Educational Activities and Experiments

Transmitting Text Messages

Have students send a short message (e.g., “HELLO”) between two FSK modules connected by a wire. They measure the time it takes to transmit the message, calculate the effective bit rate, and compare it to the theoretical maximum. Then they introduce a noise source (e.g., a nearby fan or a resistive voltage divider injecting random noise) and observe how the bit error rate increases.

Measuring Bit Error Rate (BER) with Different Noise Levels

Construct a simple BER test set: transmit a known pseudorandom sequence (e.g., a 511‑bit PRBS) and compare received bits with the expected sequence. Vary the signal‑to‑noise ratio by adjusting the gain of the noise injection circuit. Plot BER vs. SNR to verify the theoretical curves for non‑coherent FSK. This experiment builds intuition for the trade‑off between bandwidth, power, and error performance.

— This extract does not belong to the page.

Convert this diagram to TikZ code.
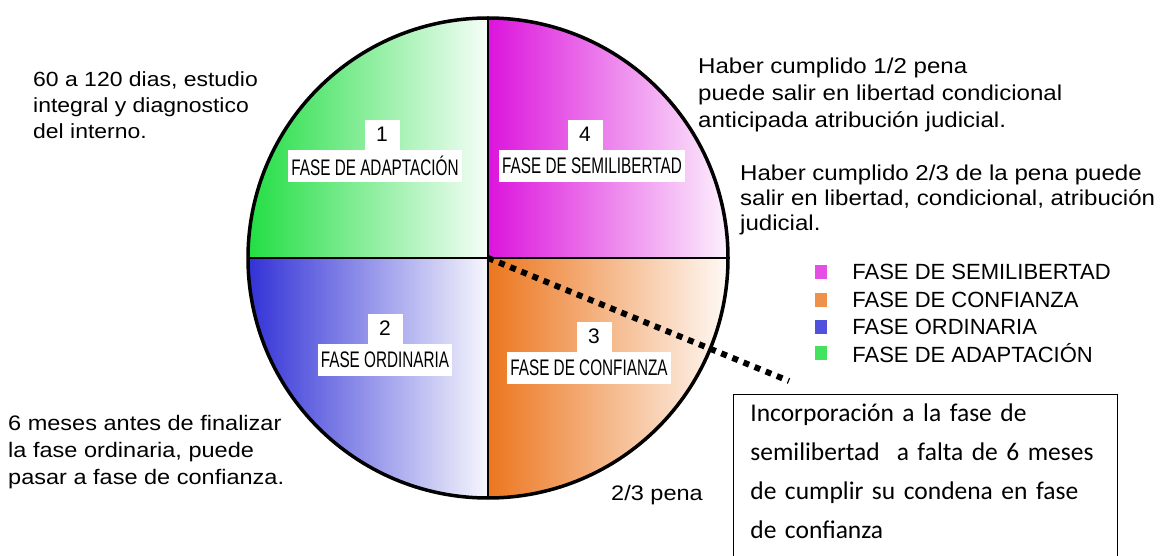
\documentclass[tikz,border=0pt]{standalone}
\usepackage{fontspec}
\setmainfont{Liberation Sans}
\newfontfamily\narrowfont[FakeStretch=0.68]{Liberation Sans}
\newfontfamily\descfont[FakeStretch=1.12]{Liberation Sans}
\newfontfamily\notefont{Carlito}
\usetikzlibrary{positioning}

\definecolor{adapta}{RGB}{34,222,68}
\definecolor{semil}{RGB}{220,20,220}
\definecolor{ordin}{RGB}{50,50,215}
\definecolor{confi}{RGB}{236,118,30}

\tikzset{
  fasebox/.style={fill=white, inner xsep=3pt, inner ysep=0pt, minimum height=32pt,
    font=\narrowfont\fontsize{22.5}{23}\selectfont},
  numbox/.style={fill=white, minimum width=35pt, minimum height=30pt, inner sep=0pt,
    font=\fontsize{21}{22}\selectfont},
  desc/.style={anchor=north west, inner sep=0pt, align=left},
  legsq/.style={minimum width=12pt, minimum height=14pt, inner sep=0pt},
  legtxt/.style={anchor=west, inner sep=0pt, font=\fontsize{22}{23}\selectfont},
}

\begin{document}
\begin{tikzpicture}[x=1pt,y=1pt]
        % Define the radius of the wheel
        \def\r{240}
        \useasboundingbox (0,0) rectangle (1163,555);
        \coordinate (c) at (488,297);

        % Fill the four quadrants
        \fill[left color=adapta, right color=adapta!4] (c) -- ++(-\r,0) arc[start angle=180, end angle=90, radius=\r] -- cycle;
        \fill[left color=semil, right color=semil!6] (c) -- ++(0,\r) arc[start angle=90, end angle=0, radius=\r] -- cycle;
        \fill[left color=ordin, right color=ordin!4] (c) -- ++(-\r,0) arc[start angle=180, end angle=270, radius=\r] -- cycle;
        \fill[left color=confi, right color=confi!4] (c) -- ++(\r,0) arc[start angle=0, end angle=-90, radius=\r] -- cycle;

        % Draw the dividing lines and the rim
        \draw[line width=2.5pt] (c) ++(-\r,0) -- ++(2*\r,0);
        \draw[line width=2.5pt] (c) ++(0,-\r) -- ++(0,2*\r);
        \draw[line width=3.5pt] (c) circle[radius=\r];

        % Dotted pointer to the note
        \coordinate (tip) at (789,174);
        \draw[line width=6pt, dash pattern=on 6pt off 6pt] (c) -- (tip);

        % Place the phase labels
        \node[fasebox] (t1) at (375,389) {FASE DE ADAPTACIÓN};
        \node[numbox, above=0pt of t1, xshift=7pt] (n1) {1};
        \node[fasebox] (t4) at (592,389) {FASE DE SEMILIBERTAD};
        \node[numbox, above=0pt of t4, xshift=-7pt] (n4) {4};
        \node[fasebox] (t2) at (385,195) {FASE ORDINARIA};
        \node[numbox, above=0pt of t2] (n2) {2};
        \node[fasebox] (t3) at (589,187) {FASE DE CONFIANZA};
        \node[numbox, above=0pt of t3, xshift=5pt] (n3) {3};

        % Place the descriptions
        \node[desc, font=\descfont\fontsize{20.5}{26}\selectfont] (d1) at (33,484) {60 a 120 dias, estudio\\integral y diagnostico\\del interno.};
        \node[desc, font=\descfont\fontsize{21}{27}\selectfont] (d2) at (8,140) {6 meses antes de finalizar\\la fase ordinaria, puede\\pasar a fase de confianza.};
        \node[desc, font=\descfont\fontsize{21.5}{27}\selectfont] (d4) at (698,497) {Haber cumplido 1/2 pena\\puede salir en libertad condicional\\anticipada atribución judicial.};
        \node[desc, font=\descfont\fontsize{21.5}{25}\selectfont] (d5) at (740,390) {Haber cumplido 2/3 de la pena puede\\salir en libertad, condicional, atribución\\judicial.};
        \node[font=\descfont\fontsize{21}{22}\selectfont] (d3) at (657,60) {2/3 pena};

        % Legend
        \node[legsq, fill=semil!75] (sq1) at (821,283) {};
        \node[legsq, fill=confi!80] (sq2) at (821,255) {};
        \node[legsq, fill=ordin!85] (sq3) at (821,228) {};
        \node[legsq, fill=adapta!85] (sq4) at (821,202) {};
        \node[legtxt, right=25pt of sq1] (l1) {FASE DE SEMILIBERTAD};
        \node[legtxt, right=25pt of sq2] (l2) {FASE DE CONFIANZA};
        \node[legtxt, right=25pt of sq3] (l3) {FASE ORDINARIA};
        \node[legtxt, right=25pt of sq4] (l4) {FASE DE ADAPTACIÓN};

        % The note box
        \node[draw, line width=0.8pt, anchor=north west, text width=350pt, inner xsep=17pt, inner ysep=9pt,
          align=left, text depth=160pt, font=\notefont\fontsize{25.5}{39}\selectfont] (nota) at (733,161)
          {Incorporación a la fase de\\semilibertad\ \ a falta de 6 meses\\de cumplir su condena en fase\\de confianza};
    \end{tikzpicture}
\end{document}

Comparing FSK with ASK and PSK

A cost‑effective educational module can be adapted to demonstrate amplitude shift keying (ASK) and phase shift keying (PSK) by changing the software and a few passive components. For ASK, simply switch the carrier on and off. For PSK, use an XOR gate to invert the phase of the carrier. Students compare the waveforms, spectrums, and noise immunity of each scheme. All About Circuits’ RF modulation chapter provides an excellent theoretical background.

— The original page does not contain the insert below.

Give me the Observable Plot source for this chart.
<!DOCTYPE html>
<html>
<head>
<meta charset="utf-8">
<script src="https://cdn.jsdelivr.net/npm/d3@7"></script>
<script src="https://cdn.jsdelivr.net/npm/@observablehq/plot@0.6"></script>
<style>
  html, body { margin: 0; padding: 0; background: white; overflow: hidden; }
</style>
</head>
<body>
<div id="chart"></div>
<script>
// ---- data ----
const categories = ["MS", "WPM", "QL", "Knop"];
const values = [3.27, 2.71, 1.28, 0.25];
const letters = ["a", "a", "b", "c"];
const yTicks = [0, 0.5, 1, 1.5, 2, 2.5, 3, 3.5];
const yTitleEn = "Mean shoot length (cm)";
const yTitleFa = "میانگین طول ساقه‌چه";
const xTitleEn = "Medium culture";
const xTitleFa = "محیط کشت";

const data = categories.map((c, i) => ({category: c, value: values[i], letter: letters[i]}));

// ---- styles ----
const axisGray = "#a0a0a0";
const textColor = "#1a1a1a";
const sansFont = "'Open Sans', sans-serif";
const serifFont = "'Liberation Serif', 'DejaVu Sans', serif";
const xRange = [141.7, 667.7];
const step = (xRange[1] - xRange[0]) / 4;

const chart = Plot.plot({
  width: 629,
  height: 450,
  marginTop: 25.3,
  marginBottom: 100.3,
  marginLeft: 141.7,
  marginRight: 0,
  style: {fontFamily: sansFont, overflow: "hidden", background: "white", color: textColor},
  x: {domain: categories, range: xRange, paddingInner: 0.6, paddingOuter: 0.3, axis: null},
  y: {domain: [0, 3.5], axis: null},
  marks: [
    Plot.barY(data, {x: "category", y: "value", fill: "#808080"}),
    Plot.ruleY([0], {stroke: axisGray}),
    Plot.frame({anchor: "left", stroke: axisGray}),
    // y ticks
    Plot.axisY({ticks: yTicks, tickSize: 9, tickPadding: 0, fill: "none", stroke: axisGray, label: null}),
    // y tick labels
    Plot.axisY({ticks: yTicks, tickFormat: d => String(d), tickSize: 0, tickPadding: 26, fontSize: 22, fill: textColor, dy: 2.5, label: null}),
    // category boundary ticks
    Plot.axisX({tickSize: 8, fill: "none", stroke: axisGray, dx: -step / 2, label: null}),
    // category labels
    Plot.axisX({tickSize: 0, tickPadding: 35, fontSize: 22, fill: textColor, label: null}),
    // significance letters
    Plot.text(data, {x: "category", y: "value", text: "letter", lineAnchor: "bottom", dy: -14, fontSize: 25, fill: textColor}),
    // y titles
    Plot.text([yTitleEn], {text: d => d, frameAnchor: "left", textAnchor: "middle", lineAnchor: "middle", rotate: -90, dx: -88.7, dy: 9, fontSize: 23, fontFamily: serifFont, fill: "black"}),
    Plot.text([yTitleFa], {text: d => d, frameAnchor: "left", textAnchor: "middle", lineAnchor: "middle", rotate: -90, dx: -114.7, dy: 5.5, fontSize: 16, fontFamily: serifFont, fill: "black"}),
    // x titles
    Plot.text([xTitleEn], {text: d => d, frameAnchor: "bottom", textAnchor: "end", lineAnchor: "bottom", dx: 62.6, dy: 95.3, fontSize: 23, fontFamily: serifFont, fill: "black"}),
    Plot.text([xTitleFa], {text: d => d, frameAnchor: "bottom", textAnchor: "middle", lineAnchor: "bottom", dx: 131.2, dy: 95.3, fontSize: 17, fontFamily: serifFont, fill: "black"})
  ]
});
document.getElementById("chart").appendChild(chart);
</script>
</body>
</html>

Cost Analysis and Budget Breakdown

Below is an estimated bill of materials for a single FSK modulator (excluding the receiver) suitable for a class of 20 students, assuming bulk discounts:

Arduino Nano clone: $3.50
LM358 op‑amp: $0.30
NE555 timer (optional, for standalone oscillator): $0.25
Passive components (resistors, capacitors, headers): $1.00
Breadboard: $2.00
Jumper wires (male‑to‑male): $1.50
USB cable: $1.00
Misc. (BNC connector, potentiometer): $0.50

Total per module: ~$10.00 (excluding an oscilloscope or PC). For a class of 20, the total is about $200—well within typical lab budgets. Moreover, most parts are reusable across semesters. If the school already owns basic microcontrollers and breadboards, the incremental cost drops to under $3 per student for the additional ICs and passives.

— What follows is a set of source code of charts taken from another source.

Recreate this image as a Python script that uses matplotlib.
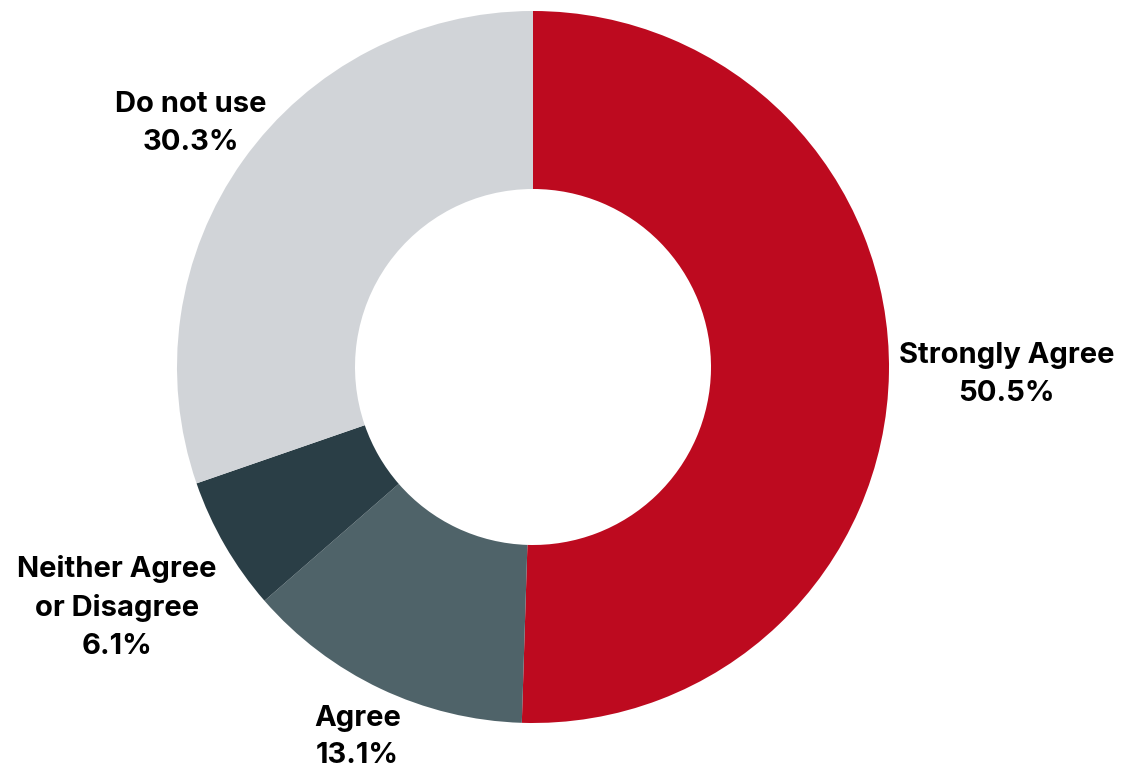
import numpy as np
import matplotlib
matplotlib.use("Agg")
import matplotlib.pyplot as plt

categories = ["Strongly Agree", "Agree", "Neither Agree\nor Disagree", "Do not use"]
shares = [50.5, 13.1, 6.1, 30.3]
colors = ["#BD0A1F", "#4F6369", "#2A3E46", "#D1D4D8"]
# how far out (in radii) each label sits along its wedge's middle angle
label_dist = [1.33, 1.15, 1.35, 1.18]

plt.rcParams["font.family"] = ["Inter", "DejaVu Sans"]

W, H = 1123, 773
fig = plt.figure(figsize=(W / 100, H / 100), dpi=100)
ax = fig.add_axes([0, 0, 1, 1])

cx, cy, r = 533, H - 367, 356
wedges, _ = ax.pie(
    shares, colors=colors, startangle=90, counterclock=False,
    radius=r, center=(cx, cy), frame=True,
    wedgeprops=dict(width=r / 2, edgecolor="none"),
)
ax.set_xlim(0, W)
ax.set_ylim(0, H)
ax.set_aspect("equal")
ax.axis("off")

for w, name, val, d in zip(wedges, categories, shares, label_dist):
    mid = np.deg2rad((w.theta1 + w.theta2) / 2)
    x = cx + r * d * np.cos(mid)
    y = cy + r * d * np.sin(mid)
    ax.text(x, y, f"{name}\n{val:.1f}%", ha="center", va="center",
            fontsize=21, fontweight="bold", color="black", linespacing=1.5)

fig.savefig("out.png", dpi=100, facecolor="white")
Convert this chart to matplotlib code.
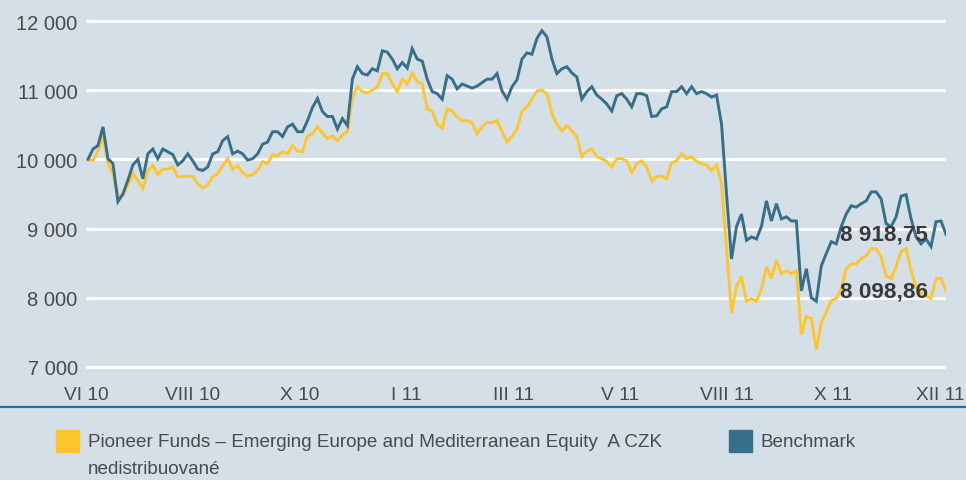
import numpy as np
import matplotlib.pyplot as plt
from matplotlib.lines import Line2D
from matplotlib.patches import Rectangle

# data (roughly every trading week)
fund = [10000, 9980, 10120, 10330, 9950, 9790, 9480, 9480, 9630, 9800,
        9690, 9580, 9840, 9910, 9780, 9860, 9860, 9890, 9750, 9750,
        9760, 9750, 9650, 9590, 9630, 9750, 9790, 9910, 10010, 9860,
        9910, 9810, 9760, 9780, 9840, 9970, 9940, 10070, 10050, 10110,
        10080, 10200, 10120, 10110, 10340, 10370, 10470, 10380, 10300, 10340,
        10270, 10350, 10400, 10900, 11050, 10980, 10960, 11000, 11050, 11240,
        11240, 11090, 10980, 11160, 11090, 11250, 11120, 11090, 10730, 10700,
        10510, 10450, 10730, 10700, 10610, 10560, 10560, 10530, 10370, 10470,
        10540, 10530, 10560, 10400, 10250, 10330, 10440, 10700, 10760, 10870,
        10990, 11000, 10950, 10660, 10510, 10410, 10490, 10410, 10330, 10040,
        10120, 10150, 10040, 10010, 9970, 9890, 10010, 10010, 9980, 9810,
        9940, 9980, 9890, 9690, 9750, 9760, 9720, 9950, 9980, 10080,
        10010, 10040, 9970, 9940, 9920, 9840, 9920, 9650, 8710, 7780,
        8160, 8310, 7950, 7990, 7950, 8130, 8450, 8280, 8540, 8350,
        8390, 8350, 8390, 7470, 7730, 7700, 7250, 7640, 7790, 7960,
        7990, 8130, 8420, 8490, 8490, 8570, 8610, 8710, 8710, 8590,
        8310, 8280, 8450, 8670, 8710, 8390, 8160, 8060, 8030, 7990,
        8280, 8280, 8098.86]

benchmark = [10000, 10150, 10200, 10470, 10010, 9940, 9390, 9500, 9700, 9920,
             10000, 9720, 10080, 10150, 10010, 10150, 10110, 10070, 9920, 9980,
             10080, 9980, 9860, 9840, 9890, 10080, 10110, 10270, 10330, 10080,
             10120, 10080, 9990, 10010, 10080, 10220, 10250, 10400, 10400, 10330,
             10470, 10510, 10400, 10400, 10560, 10750, 10880, 10690, 10620, 10620,
             10440, 10590, 10490, 11160, 11340, 11240, 11220, 11310, 11280, 11570,
             11550, 11450, 11310, 11400, 11320, 11600, 11450, 11420, 11160, 10980,
             10950, 10870, 11210, 11160, 11020, 11090, 11060, 11030, 11060, 11110,
             11160, 11160, 11240, 10990, 10870, 11050, 11150, 11450, 11540, 11520,
             11750, 11860, 11770, 11450, 11240, 11310, 11340, 11250, 11190, 10870,
             10980, 11050, 10930, 10870, 10800, 10700, 10920, 10950, 10870, 10760,
             10950, 10950, 10920, 10620, 10630, 10730, 10760, 10980, 10980, 11050,
             10950, 11050, 10950, 10980, 10950, 10900, 10930, 10510, 9500, 8560,
             9030, 9210, 8830, 8880, 8850, 9030, 9400, 9110, 9360, 9140,
             9170, 9110, 9110, 8100, 8420, 8000, 7950, 8460, 8640, 8810,
             8780, 9030, 9210, 9330, 9310, 9360, 9400, 9530, 9530, 9430,
             9070, 9030, 9170, 9470, 9490, 9140, 8880, 8780, 8850, 8740,
             9100, 9110, 8918.75]

month_labels = ["VI 10", "VIII 10", "X 10", "I 11", "III 11", "V 11",
                "VIII 11", "X 11", "XII 11"]
y_ticks = [7000, 8000, 9000, 10000, 11000, 12000]

fund_name = "Pioneer Funds \u2013 Emerging Europe and Mediterranean Equity  A CZK\nnedistribuovan\u00e9"
bench_name = "Benchmark"

bg = "#d5dfe7"
yellow = "#fec62d"
blue = "#376f88"
text_col = "#4a4a4a"

plt.rcParams['font.family'] = ['Liberation Sans', 'DejaVu Sans']

fig = plt.figure(figsize=(9.66, 4.81), dpi=100, facecolor=bg)
ax = fig.add_axes([86 / 966, 0.2206, 860 / 966, 0.748])
ax.set_facecolor(bg)

n = len(fund)
xs = np.arange(n)
ax.plot(xs, fund, color=yellow, lw=2.1, solid_joinstyle='miter', zorder=3)
ax.plot(xs, benchmark, color=blue, lw=2.1, solid_joinstyle='miter', zorder=4)

ax.set_xlim(0, n - 1)
ax.set_ylim(6900, 12100)
ax.set_yticks(y_ticks)
ax.set_yticklabels([f"{v:,}".replace(",", " ") for v in y_ticks])
ax.grid(axis='y', color='white', lw=2.2, zorder=1)
ax.set_axisbelow(True)
ax.set_xticks(np.linspace(-0.4, n - 2.2, len(month_labels)))
ax.set_xticklabels(month_labels)
ax.tick_params(axis='both', length=0, colors=text_col)
ax.tick_params(axis='y', pad=6, labelsize=14.5)
ax.tick_params(axis='x', pad=9, labelsize=13.8)
for s in ax.spines.values():
    s.set_visible(False)

# end value labels
for vals in (benchmark, fund):
    ax.annotate(f"{vals[-1]:,.2f}".replace(",", " ").replace(".", ","),
                xy=(n - 1, vals[-1]), xytext=(-18, 0), textcoords='offset pixels',
                ha='right', va='center', fontsize=16.2, fontweight='bold',
                color='#3a3a3a', zorder=6)

# separator line under the axis labels
fig.add_artist(Line2D([0, 1], [1 - 408 / 481] * 2, color='#2a6ea6', lw=1.6))

# legend
fig.add_artist(Rectangle((56 / 966, 1 - 453 / 481), 23 / 966, 22 / 481,
                         color=yellow, transform=fig.transFigure))
fig.add_artist(Rectangle((729 / 966, 1 - 453 / 481), 23 / 966, 22 / 481,
                         color=blue, transform=fig.transFigure))
fig.text(88 / 966, 1 - 443 / 481, fund_name.split("\n")[0], ha='left', va='center',
         fontsize=13.6, color=text_col)
fig.text(88 / 966, 1 - 470 / 481, fund_name.split("\n")[1], ha='left', va='center',
         fontsize=13.6, color=text_col)
fig.text(761 / 966, 1 - 443 / 481, bench_name, ha='left', va='center', fontsize=13.6,
         color=text_col)

fig.savefig("out.png", dpi=100, facecolor=bg)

Troubleshooting Common Issues

No output signal: Verify the microcontroller power, ground, and clock. Check that the tone() function is called with a valid pin (pins 3, 5, 6, 9, 10, 11 on Uno).
Distorted waveform: The low‑pass filter cutoff may be too high; harmonics are passing through. Reduce the cutoff frequency or increase the order of the filter.
Frequency drift: For RC oscillators, temperature and supply voltage affect the carrier. Use a regulated 5 V supply and consider a trim capacitor for fine adjustment.
Bit errors at low SNR: The PLL demodulator may not lock. Adjust the PLL’s center frequency with a potentiometer. Ensure the mark and space frequencies are symmetrical about the PLL’s free‑running frequency.
Interference from digital noise: Separate the analog filter section from the digital microcontroller traces. Use a ground plane on a Veroboard or add ferrite beads on the power line.

Conclusion

Designing cost‑effective FSK modulation modules for educational purposes is not only feasible but also pedagogically rewarding. By leveraging ubiquitous microcontrollers, generic op‑amps, and passive components, educators can create modular, safe, and reusable platforms that teach the core concepts of digital communication. The budget per student remains low enough to equip an entire class, while the hands‑on nature of building and testing a real modulator fosters deeper understanding than any simulation alone. Extending the module to include demodulation, BER measurements, and comparisons with ASK or PSK further enriches the learning experience. As the open‑source hardware and software ecosystems continue to grow, these educational tools will only become more accessible.

For instructors seeking additional resources, the National Instruments’ FSK tutorial provides a more theoretical angle, while the FSK‑Library for Arduino on GitHub offers ready‑to‑use code examples. With minimal upfront investment, any classroom can turn the theory of frequency shift keying into a tangible, audible, and measurable reality.